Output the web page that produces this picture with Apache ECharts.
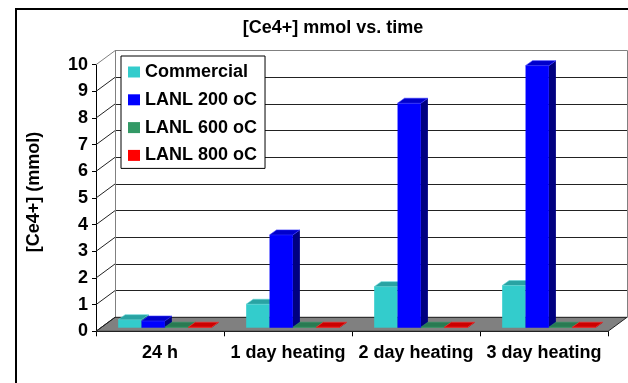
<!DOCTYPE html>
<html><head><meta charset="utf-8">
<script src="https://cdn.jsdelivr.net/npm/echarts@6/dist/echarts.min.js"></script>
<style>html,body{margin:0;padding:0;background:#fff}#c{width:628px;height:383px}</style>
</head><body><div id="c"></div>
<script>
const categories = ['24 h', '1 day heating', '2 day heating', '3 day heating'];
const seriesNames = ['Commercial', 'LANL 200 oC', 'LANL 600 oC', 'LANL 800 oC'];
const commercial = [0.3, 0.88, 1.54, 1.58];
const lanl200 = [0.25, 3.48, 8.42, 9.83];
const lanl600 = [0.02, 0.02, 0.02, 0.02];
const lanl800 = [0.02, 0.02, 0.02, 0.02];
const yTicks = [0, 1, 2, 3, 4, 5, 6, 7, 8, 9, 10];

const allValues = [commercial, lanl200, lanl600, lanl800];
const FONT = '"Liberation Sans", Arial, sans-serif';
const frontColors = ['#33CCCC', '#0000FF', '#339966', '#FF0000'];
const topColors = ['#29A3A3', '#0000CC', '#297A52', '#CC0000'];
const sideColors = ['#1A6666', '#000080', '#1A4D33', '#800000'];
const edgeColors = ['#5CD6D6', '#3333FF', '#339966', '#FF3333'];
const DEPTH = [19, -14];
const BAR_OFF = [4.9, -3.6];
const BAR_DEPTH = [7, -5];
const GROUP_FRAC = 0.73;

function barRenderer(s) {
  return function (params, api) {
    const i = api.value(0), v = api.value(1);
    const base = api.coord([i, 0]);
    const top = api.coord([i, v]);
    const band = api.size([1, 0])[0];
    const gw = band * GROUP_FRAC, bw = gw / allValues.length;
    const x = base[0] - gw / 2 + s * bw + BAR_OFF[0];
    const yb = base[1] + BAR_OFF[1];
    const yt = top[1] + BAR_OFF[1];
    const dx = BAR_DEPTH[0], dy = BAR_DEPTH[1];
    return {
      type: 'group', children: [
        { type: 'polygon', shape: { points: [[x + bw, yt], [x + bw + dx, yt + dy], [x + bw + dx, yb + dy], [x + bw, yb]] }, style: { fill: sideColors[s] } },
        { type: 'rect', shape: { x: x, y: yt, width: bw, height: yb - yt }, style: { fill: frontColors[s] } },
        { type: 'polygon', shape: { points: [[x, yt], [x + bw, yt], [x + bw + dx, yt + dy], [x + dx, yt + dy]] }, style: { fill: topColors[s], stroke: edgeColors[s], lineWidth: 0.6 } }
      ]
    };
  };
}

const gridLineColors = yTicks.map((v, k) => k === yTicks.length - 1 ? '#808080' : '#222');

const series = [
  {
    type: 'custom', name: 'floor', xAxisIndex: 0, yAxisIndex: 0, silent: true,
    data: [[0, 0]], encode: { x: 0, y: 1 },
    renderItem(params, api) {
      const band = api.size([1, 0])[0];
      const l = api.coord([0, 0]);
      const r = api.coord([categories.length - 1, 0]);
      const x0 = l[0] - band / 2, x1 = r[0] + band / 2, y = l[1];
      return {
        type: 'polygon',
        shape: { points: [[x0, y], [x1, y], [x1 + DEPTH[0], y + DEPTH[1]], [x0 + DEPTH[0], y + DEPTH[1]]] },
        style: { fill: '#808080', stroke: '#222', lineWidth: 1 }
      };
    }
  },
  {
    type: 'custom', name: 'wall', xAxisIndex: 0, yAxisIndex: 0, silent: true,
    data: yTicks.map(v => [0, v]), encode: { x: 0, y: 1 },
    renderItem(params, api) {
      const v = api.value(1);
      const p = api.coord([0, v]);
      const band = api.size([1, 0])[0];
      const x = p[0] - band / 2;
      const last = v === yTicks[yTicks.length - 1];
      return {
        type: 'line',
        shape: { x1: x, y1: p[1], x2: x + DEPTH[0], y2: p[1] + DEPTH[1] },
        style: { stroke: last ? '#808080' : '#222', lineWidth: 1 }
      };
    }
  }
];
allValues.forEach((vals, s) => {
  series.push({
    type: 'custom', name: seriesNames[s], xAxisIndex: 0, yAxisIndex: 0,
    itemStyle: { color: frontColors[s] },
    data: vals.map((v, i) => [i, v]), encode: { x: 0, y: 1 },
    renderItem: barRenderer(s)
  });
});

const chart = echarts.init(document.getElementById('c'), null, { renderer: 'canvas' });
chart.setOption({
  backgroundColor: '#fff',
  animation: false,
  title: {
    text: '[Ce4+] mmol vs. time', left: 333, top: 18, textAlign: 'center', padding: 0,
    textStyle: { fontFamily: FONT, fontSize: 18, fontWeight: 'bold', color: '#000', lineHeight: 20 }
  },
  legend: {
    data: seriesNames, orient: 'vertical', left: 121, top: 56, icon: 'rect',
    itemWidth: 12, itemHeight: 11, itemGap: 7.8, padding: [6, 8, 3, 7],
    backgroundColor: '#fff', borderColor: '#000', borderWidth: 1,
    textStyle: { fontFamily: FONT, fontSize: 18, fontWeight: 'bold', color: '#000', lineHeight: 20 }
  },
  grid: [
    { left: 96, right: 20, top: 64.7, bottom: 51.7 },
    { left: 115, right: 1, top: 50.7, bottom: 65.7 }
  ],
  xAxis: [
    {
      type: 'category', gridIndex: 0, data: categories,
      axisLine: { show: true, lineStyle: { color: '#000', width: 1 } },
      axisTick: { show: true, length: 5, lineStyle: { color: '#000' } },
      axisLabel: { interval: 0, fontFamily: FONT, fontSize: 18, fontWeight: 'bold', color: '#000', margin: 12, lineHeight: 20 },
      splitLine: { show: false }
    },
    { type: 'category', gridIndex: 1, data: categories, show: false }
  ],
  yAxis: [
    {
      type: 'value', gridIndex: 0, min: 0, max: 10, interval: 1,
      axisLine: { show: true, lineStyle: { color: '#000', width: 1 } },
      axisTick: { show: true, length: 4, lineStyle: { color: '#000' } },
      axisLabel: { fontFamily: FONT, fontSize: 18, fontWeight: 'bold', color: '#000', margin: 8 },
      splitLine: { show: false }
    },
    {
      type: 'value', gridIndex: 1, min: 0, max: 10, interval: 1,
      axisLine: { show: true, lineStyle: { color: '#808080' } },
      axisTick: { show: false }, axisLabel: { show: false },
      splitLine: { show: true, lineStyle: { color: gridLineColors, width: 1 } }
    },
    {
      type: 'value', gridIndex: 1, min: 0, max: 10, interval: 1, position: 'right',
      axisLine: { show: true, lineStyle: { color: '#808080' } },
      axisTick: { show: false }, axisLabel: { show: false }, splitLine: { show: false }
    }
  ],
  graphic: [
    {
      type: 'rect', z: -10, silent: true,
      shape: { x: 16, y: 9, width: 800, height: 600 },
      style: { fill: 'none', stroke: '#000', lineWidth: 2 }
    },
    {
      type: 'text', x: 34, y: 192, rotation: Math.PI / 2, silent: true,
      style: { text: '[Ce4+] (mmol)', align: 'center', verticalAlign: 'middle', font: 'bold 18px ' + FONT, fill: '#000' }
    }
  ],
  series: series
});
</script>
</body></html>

== WHAT THE TASK ASKS ==
Leave out the pictures, then repeat the listing above exactly from its first line to the line with "const GROUP_FRAC = 0.73;", inclusive.

== OUTPUT FOR THIS EXERCISE ==
Output the web page that produces this picture with Apache ECharts.
<!DOCTYPE html>
<html><head><meta charset="utf-8">
<script src="https://cdn.jsdelivr.net/npm/echarts@6/dist/echarts.min.js"></script>
<style>html,body{margin:0;padding:0;background:#fff}#c{width:628px;height:383px}</style>
</head><body><div id="c"></div>
<script>
const categories = ['24 h', '1 day heating', '2 day heating', '3 day heating'];
const seriesNames = ['Commercial', 'LANL 200 oC', 'LANL 600 oC', 'LANL 800 oC'];
const commercial = [0.3, 0.88, 1.54, 1.58];
const lanl200 = [0.25, 3.48, 8.42, 9.83];
const lanl600 = [0.02, 0.02, 0.02, 0.02];
const lanl800 = [0.02, 0.02, 0.02, 0.02];
const yTicks = [0, 1, 2, 3, 4, 5, 6, 7, 8, 9, 10];

const allValues = [commercial, lanl200, lanl600, lanl800];
const FONT = '"Liberation Sans", Arial, sans-serif';
const frontColors = ['#33CCCC', '#0000FF', '#339966', '#FF0000'];
const topColors = ['#29A3A3', '#0000CC', '#297A52', '#CC0000'];
const sideColors = ['#1A6666', '#000080', '#1A4D33', '#800000'];
const edgeColors = ['#5CD6D6', '#3333FF', '#339966', '#FF3333'];
const DEPTH = [19, -14];
const BAR_OFF = [4.9, -3.6];
const BAR_DEPTH = [7, -5];
const GROUP_FRAC = 0.73;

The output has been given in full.